▸ DATASET CONTENT:
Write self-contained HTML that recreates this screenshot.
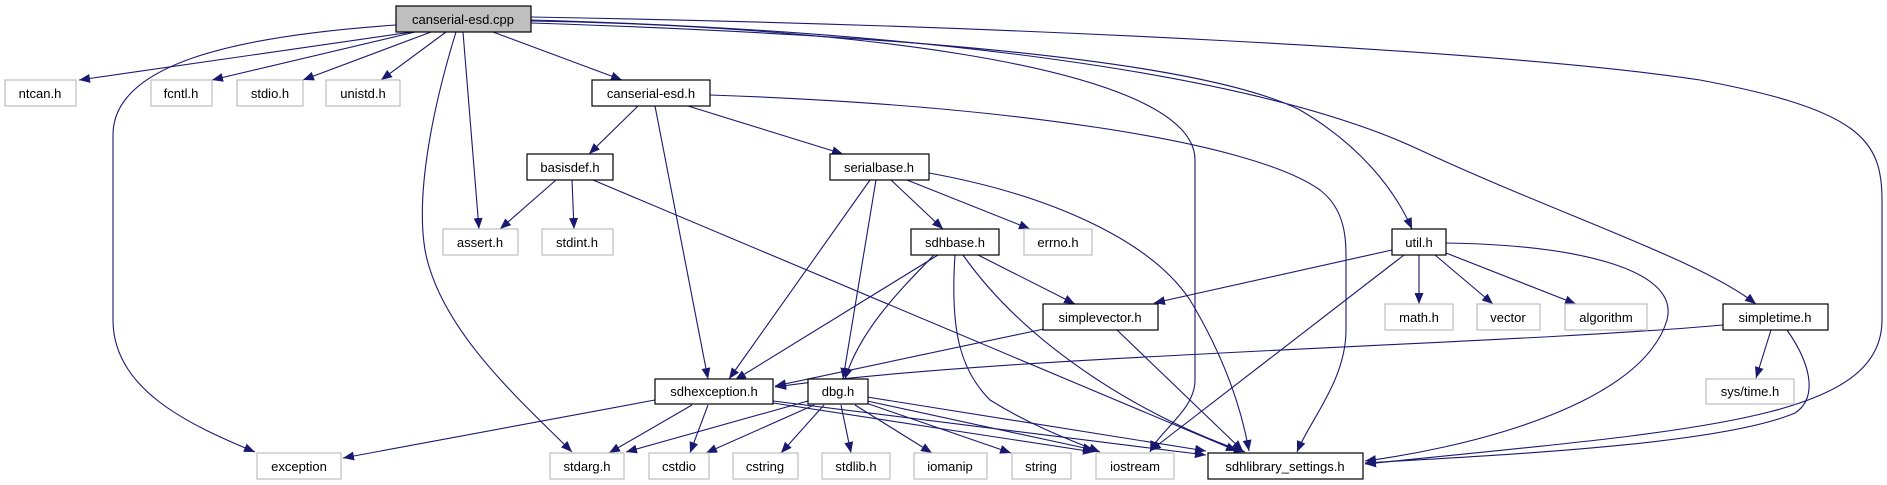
<!DOCTYPE html>
<html><head><meta charset="utf-8"><style>
html,body{margin:0;padding:0;background:#fff;}
svg{display:block;}
text{font-family:"Liberation Sans",sans-serif;font-size:13px;fill:#000;text-anchor:middle;}
.e{fill:none;stroke:#191970;stroke-width:1.1;marker-end:url(#a);}
.b{fill:#fff;stroke:#000;stroke-width:1.2;}
.g{fill:#fff;stroke:#bfbfbf;stroke-width:1.2;}
</style></head><body>
<svg width="1887" height="485" viewBox="0 0 1887 485" xmlns="http://www.w3.org/2000/svg">
<defs><marker id="a" markerUnits="userSpaceOnUse" markerWidth="12" markerHeight="10" refX="11" refY="4.5" orient="auto"><polygon points="0,0 11,4.5 0,9" fill="#191970"/></marker></defs>
<g>
<path class="e" d="M412,32 L79,80"/>
<path class="e" d="M415,32 L212,80"/>
<path class="e" d="M431,32 L303,80"/>
<path class="e" d="M446,32 L381,80"/>
<path class="e" d="M396,25 C250,35 113,60 113,135 L113,320 C113,390 190,425 255,452"/>
<path class="e" d="M456,32 C435,100 415,190 425,250 C440,330 520,400 572,452"/>
<path class="e" d="M463,32 L479,229"/>
<path class="e" d="M493,32 L622,80"/>
<path class="e" d="M531,21 C800,25 1195,60 1195,160 L1195,380 C1195,410 1160,430 1150,452"/>
<path class="e" d="M531,23 C900,35 1200,60 1300,110 C1360,145 1395,190 1412,229"/>
<path class="e" d="M531,20 C900,30 1250,70 1420,150 C1560,215 1700,260 1756,304"/>
<path class="e" d="M531,17 C1000,25 1500,50 1700,80 C1860,110 1882,140 1882,200 L1882,320 C1882,420 1700,430 1365,464"/>
<path class="e" d="M638,106 L589,154"/>
<path class="e" d="M655,106 L708,379"/>
<path class="e" d="M688,106 L843,154"/>
<path class="e" d="M710,95 C1000,105 1250,140 1320,190 C1346,210 1346,240 1346,260 L1346,330 C1346,380 1310,420 1297,452"/>
<path class="e" d="M556,180 L500,229"/>
<path class="e" d="M572,180 L574,229"/>
<path class="e" d="M593,180 L1237,451"/>
<path class="e" d="M891,180 L943,229"/>
<path class="e" d="M907,180 L1030,229"/>
<path class="e" d="M870,180 L729,379"/>
<path class="e" d="M876,180 L843,379"/>
<path class="e" d="M929,173 C1050,195 1150,240 1190,300 C1220,350 1240,400 1249,451"/>
<path class="e" d="M938,255 L735,380"/>
<path class="e" d="M934,255 C900,290 860,330 845,379"/>
<path class="e" d="M955,255 C950,330 960,370 990,400 C1030,425 1070,440 1100,452"/>
<path class="e" d="M963,255 C1030,350 1150,420 1245,452"/>
<path class="e" d="M978,255 L1075,304"/>
<path class="e" d="M1044,329 L775,386"/>
<path class="e" d="M1117,330 L1243,451"/>
<path class="e" d="M1392,250 L1154,303"/>
<path class="e" d="M1404,255 L1150,451"/>
<path class="e" d="M1419,255 L1419,304"/>
<path class="e" d="M1435,255 L1493,304"/>
<path class="e" d="M1446,253 L1576,304"/>
<path class="e" d="M1446,243 C1580,245 1680,270 1667,320 C1640,410 1450,450 1365,461"/>
<path class="e" d="M1723,325 C1500,345 1000,355 775,387"/>
<path class="e" d="M1771,330 L1756,378"/>
<path class="e" d="M1787,330 C1815,370 1815,400 1795,413 C1720,445 1500,455 1365,463"/>
<path class="e" d="M655,400 L343,458"/>
<path class="e" d="M692,405 L609,453"/>
<path class="e" d="M708,405 L690,453"/>
<path class="e" d="M773,403 L1094,452"/>
<path class="e" d="M773,401 L1206,455"/>
<path class="e" d="M808,401 L626,452"/>
<path class="e" d="M814,405 L706,453"/>
<path class="e" d="M824,405 L781,453"/>
<path class="e" d="M841,405 L851,453"/>
<path class="e" d="M855,405 L932,453"/>
<path class="e" d="M866,403 L1011,453"/>
<path class="e" d="M867,401 L1094,450"/>
<path class="e" d="M867,397 L1206,451"/>
</g>
<g>
<rect x="396" y="6" width="135" height="26" fill="#bfbfbf" stroke="#000" stroke-width="1.2"/><text x="463" y="24">canserial-esd.cpp</text>
<rect class="g" x="5" y="80" width="71" height="26"/><text x="40" y="98">ntcan.h</text>
<rect class="g" x="151" y="80" width="61" height="26"/><text x="181" y="98">fcntl.h</text>
<rect class="g" x="237" y="80" width="66" height="26"/><text x="270" y="98">stdio.h</text>
<rect class="g" x="326" y="80" width="74" height="26"/><text x="363" y="98">unistd.h</text>
<rect class="b" x="592" y="80" width="118" height="26"/><text x="651" y="98">canserial-esd.h</text>
<rect class="b" x="527" y="154" width="86" height="26"/><text x="570" y="172">basisdef.h</text>
<rect class="b" x="830" y="154" width="99" height="26"/><text x="879" y="172">serialbase.h</text>
<rect class="g" x="443" y="229" width="75" height="26"/><text x="480" y="247">assert.h</text>
<rect class="g" x="542" y="229" width="71" height="26"/><text x="577" y="247">stdint.h</text>
<rect class="b" x="911" y="229" width="88" height="26"/><text x="955" y="247">sdhbase.h</text>
<rect class="g" x="1024" y="229" width="68" height="26"/><text x="1058" y="247">errno.h</text>
<rect class="b" x="1392" y="229" width="54" height="26"/><text x="1419" y="247">util.h</text>
<rect class="b" x="1043" y="304" width="115" height="26"/><text x="1100" y="322">simplevector.h</text>
<rect class="g" x="1385" y="304" width="68" height="26"/><text x="1419" y="322">math.h</text>
<rect class="g" x="1477" y="304" width="63" height="26"/><text x="1508" y="322">vector</text>
<rect class="g" x="1565" y="304" width="82" height="26"/><text x="1606" y="322">algorithm</text>
<rect class="b" x="1723" y="304" width="105" height="26"/><text x="1775" y="322">simpletime.h</text>
<rect class="b" x="655" y="379" width="118" height="25"/><text x="714" y="396">sdhexception.h</text>
<rect class="b" x="808" y="379" width="60" height="25"/><text x="838" y="396">dbg.h</text>
<rect class="g" x="1706" y="379" width="88" height="25"/><text x="1750" y="396">sys/time.h</text>
<rect class="g" x="257" y="453" width="84" height="26"/><text x="299" y="471">exception</text>
<rect class="g" x="550" y="453" width="74" height="26"/><text x="587" y="471">stdarg.h</text>
<rect class="g" x="649" y="453" width="60" height="26"/><text x="679" y="471">cstdio</text>
<rect class="g" x="733" y="453" width="65" height="26"/><text x="765" y="471">cstring</text>
<rect class="g" x="822" y="453" width="68" height="26"/><text x="856" y="471">stdlib.h</text>
<rect class="g" x="914" y="453" width="73" height="26"/><text x="950" y="471">iomanip</text>
<rect class="g" x="1012" y="453" width="59" height="26"/><text x="1041" y="471">string</text>
<rect class="g" x="1096" y="453" width="78" height="26"/><text x="1135" y="471">iostream</text>
<rect class="b" x="1208" y="453" width="155" height="26"/><text x="1285" y="471">sdhlibrary_settings.h</text>
</g>
</svg>
</body></html>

▸ TASK TO COMPLETE:
Leave out the pictures and give the listing above again exactly.

▸ ANSWER TO THE TASK:
Write self-contained HTML that recreates this screenshot.
<!DOCTYPE html>
<html><head><meta charset="utf-8"><style>
html,body{margin:0;padding:0;background:#fff;}
svg{display:block;}
text{font-family:"Liberation Sans",sans-serif;font-size:13px;fill:#000;text-anchor:middle;}
.e{fill:none;stroke:#191970;stroke-width:1.1;marker-end:url(#a);}
.b{fill:#fff;stroke:#000;stroke-width:1.2;}
.g{fill:#fff;stroke:#bfbfbf;stroke-width:1.2;}
</style></head><body>
<svg width="1887" height="485" viewBox="0 0 1887 485" xmlns="http://www.w3.org/2000/svg">
<defs><marker id="a" markerUnits="userSpaceOnUse" markerWidth="12" markerHeight="10" refX="11" refY="4.5" orient="auto"><polygon points="0,0 11,4.5 0,9" fill="#191970"/></marker></defs>
<g>
<path class="e" d="M412,32 L79,80"/>
<path class="e" d="M415,32 L212,80"/>
<path class="e" d="M431,32 L303,80"/>
<path class="e" d="M446,32 L381,80"/>
<path class="e" d="M396,25 C250,35 113,60 113,135 L113,320 C113,390 190,425 255,452"/>
<path class="e" d="M456,32 C435,100 415,190 425,250 C440,330 520,400 572,452"/>
<path class="e" d="M463,32 L479,229"/>
<path class="e" d="M493,32 L622,80"/>
<path class="e" d="M531,21 C800,25 1195,60 1195,160 L1195,380 C1195,410 1160,430 1150,452"/>
<path class="e" d="M531,23 C900,35 1200,60 1300,110 C1360,145 1395,190 1412,229"/>
<path class="e" d="M531,20 C900,30 1250,70 1420,150 C1560,215 1700,260 1756,304"/>
<path class="e" d="M531,17 C1000,25 1500,50 1700,80 C1860,110 1882,140 1882,200 L1882,320 C1882,420 1700,430 1365,464"/>
<path class="e" d="M638,106 L589,154"/>
<path class="e" d="M655,106 L708,379"/>
<path class="e" d="M688,106 L843,154"/>
<path class="e" d="M710,95 C1000,105 1250,140 1320,190 C1346,210 1346,240 1346,260 L1346,330 C1346,380 1310,420 1297,452"/>
<path class="e" d="M556,180 L500,229"/>
<path class="e" d="M572,180 L574,229"/>
<path class="e" d="M593,180 L1237,451"/>
<path class="e" d="M891,180 L943,229"/>
<path class="e" d="M907,180 L1030,229"/>
<path class="e" d="M870,180 L729,379"/>
<path class="e" d="M876,180 L843,379"/>
<path class="e" d="M929,173 C1050,195 1150,240 1190,300 C1220,350 1240,400 1249,451"/>
<path class="e" d="M938,255 L735,380"/>
<path class="e" d="M934,255 C900,290 860,330 845,379"/>
<path class="e" d="M955,255 C950,330 960,370 990,400 C1030,425 1070,440 1100,452"/>
<path class="e" d="M963,255 C1030,350 1150,420 1245,452"/>
<path class="e" d="M978,255 L1075,304"/>
<path class="e" d="M1044,329 L775,386"/>
<path class="e" d="M1117,330 L1243,451"/>
<path class="e" d="M1392,250 L1154,303"/>
<path class="e" d="M1404,255 L1150,451"/>
<path class="e" d="M1419,255 L1419,304"/>
<path class="e" d="M1435,255 L1493,304"/>
<path class="e" d="M1446,253 L1576,304"/>
<path class="e" d="M1446,243 C1580,245 1680,270 1667,320 C1640,410 1450,450 1365,461"/>
<path class="e" d="M1723,325 C1500,345 1000,355 775,387"/>
<path class="e" d="M1771,330 L1756,378"/>
<path class="e" d="M1787,330 C1815,370 1815,400 1795,413 C1720,445 1500,455 1365,463"/>
<path class="e" d="M655,400 L343,458"/>
<path class="e" d="M692,405 L609,453"/>
<path class="e" d="M708,405 L690,453"/>
<path class="e" d="M773,403 L1094,452"/>
<path class="e" d="M773,401 L1206,455"/>
<path class="e" d="M808,401 L626,452"/>
<path class="e" d="M814,405 L706,453"/>
<path class="e" d="M824,405 L781,453"/>
<path class="e" d="M841,405 L851,453"/>
<path class="e" d="M855,405 L932,453"/>
<path class="e" d="M866,403 L1011,453"/>
<path class="e" d="M867,401 L1094,450"/>
<path class="e" d="M867,397 L1206,451"/>
</g>
<g>
<rect x="396" y="6" width="135" height="26" fill="#bfbfbf" stroke="#000" stroke-width="1.2"/><text x="463" y="24">canserial-esd.cpp</text>
<rect class="g" x="5" y="80" width="71" height="26"/><text x="40" y="98">ntcan.h</text>
<rect class="g" x="151" y="80" width="61" height="26"/><text x="181" y="98">fcntl.h</text>
<rect class="g" x="237" y="80" width="66" height="26"/><text x="270" y="98">stdio.h</text>
<rect class="g" x="326" y="80" width="74" height="26"/><text x="363" y="98">unistd.h</text>
<rect class="b" x="592" y="80" width="118" height="26"/><text x="651" y="98">canserial-esd.h</text>
<rect class="b" x="527" y="154" width="86" height="26"/><text x="570" y="172">basisdef.h</text>
<rect class="b" x="830" y="154" width="99" height="26"/><text x="879" y="172">serialbase.h</text>
<rect class="g" x="443" y="229" width="75" height="26"/><text x="480" y="247">assert.h</text>
<rect class="g" x="542" y="229" width="71" height="26"/><text x="577" y="247">stdint.h</text>
<rect class="b" x="911" y="229" width="88" height="26"/><text x="955" y="247">sdhbase.h</text>
<rect class="g" x="1024" y="229" width="68" height="26"/><text x="1058" y="247">errno.h</text>
<rect class="b" x="1392" y="229" width="54" height="26"/><text x="1419" y="247">util.h</text>
<rect class="b" x="1043" y="304" width="115" height="26"/><text x="1100" y="322">simplevector.h</text>
<rect class="g" x="1385" y="304" width="68" height="26"/><text x="1419" y="322">math.h</text>
<rect class="g" x="1477" y="304" width="63" height="26"/><text x="1508" y="322">vector</text>
<rect class="g" x="1565" y="304" width="82" height="26"/><text x="1606" y="322">algorithm</text>
<rect class="b" x="1723" y="304" width="105" height="26"/><text x="1775" y="322">simpletime.h</text>
<rect class="b" x="655" y="379" width="118" height="25"/><text x="714" y="396">sdhexception.h</text>
<rect class="b" x="808" y="379" width="60" height="25"/><text x="838" y="396">dbg.h</text>
<rect class="g" x="1706" y="379" width="88" height="25"/><text x="1750" y="396">sys/time.h</text>
<rect class="g" x="257" y="453" width="84" height="26"/><text x="299" y="471">exception</text>
<rect class="g" x="550" y="453" width="74" height="26"/><text x="587" y="471">stdarg.h</text>
<rect class="g" x="649" y="453" width="60" height="26"/><text x="679" y="471">cstdio</text>
<rect class="g" x="733" y="453" width="65" height="26"/><text x="765" y="471">cstring</text>
<rect class="g" x="822" y="453" width="68" height="26"/><text x="856" y="471">stdlib.h</text>
<rect class="g" x="914" y="453" width="73" height="26"/><text x="950" y="471">iomanip</text>
<rect class="g" x="1012" y="453" width="59" height="26"/><text x="1041" y="471">string</text>
<rect class="g" x="1096" y="453" width="78" height="26"/><text x="1135" y="471">iostream</text>
<rect class="b" x="1208" y="453" width="155" height="26"/><text x="1285" y="471">sdhlibrary_settings.h</text>
</g>
</svg>
</body></html>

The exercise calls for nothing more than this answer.